En casa siempre preguntaba cada día si se había acabado la mantequilla; mi propósito era quedarme con la tarrina de Tulipán para partirla a la mitad y así hacer dos porterías para jugar.
Acompañaba a mi padre en sus salidas al bar y, mientras él se tomaba un chato de vino, yo hurgaba entre la caja de tapones y chapas de cerveza, a ver cuáles estaban menos dobladas.
Pintaba las chapas con los colores de mis equipos favoritos, el C.P. Cacereño y el F.C. Barcelona, aunque también tenía chapas con las equipaciones de los adversarios. Me divertía enfrentarlos una y otra vez.
Así cada día cuando todos dormían la siesta, yo soñaba ser un gran futbolista, y en el suelo de mi dormitorio cada tarde los culés jugaban contra los merengues y la imaginación volaba desde el pitido inicial. El garbanzo se movía por el improvisado terreno de juego, buscando encontrar la chapa que le indicara el camino del gol.
Algunas veces jugué solo y otras muchas acompañado por mis amigos del barrio, daba igual en casa o en la calle, una veces ganaba y otras muchas perdía.

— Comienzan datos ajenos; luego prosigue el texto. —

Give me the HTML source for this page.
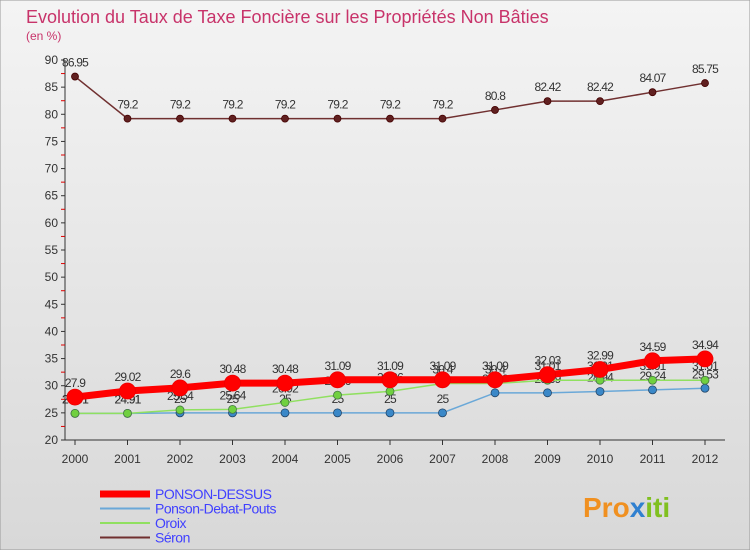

Lo que sé es que el fútbol chapas marcó una etapa de mi infancia, una infancia donde tal vez con muy poco podías ser feliz.
Casi 40 años más tarde descubrí que alguien no olvidó que el fútbol chapas forma parte de nuestra historia viva. Aunque han cambiado muchas cosas desde cuando era niño, hay algo que aún sigue vivo de aquellos años: la ilusión por disfrutar de un partido y alguien con quien compartirlo.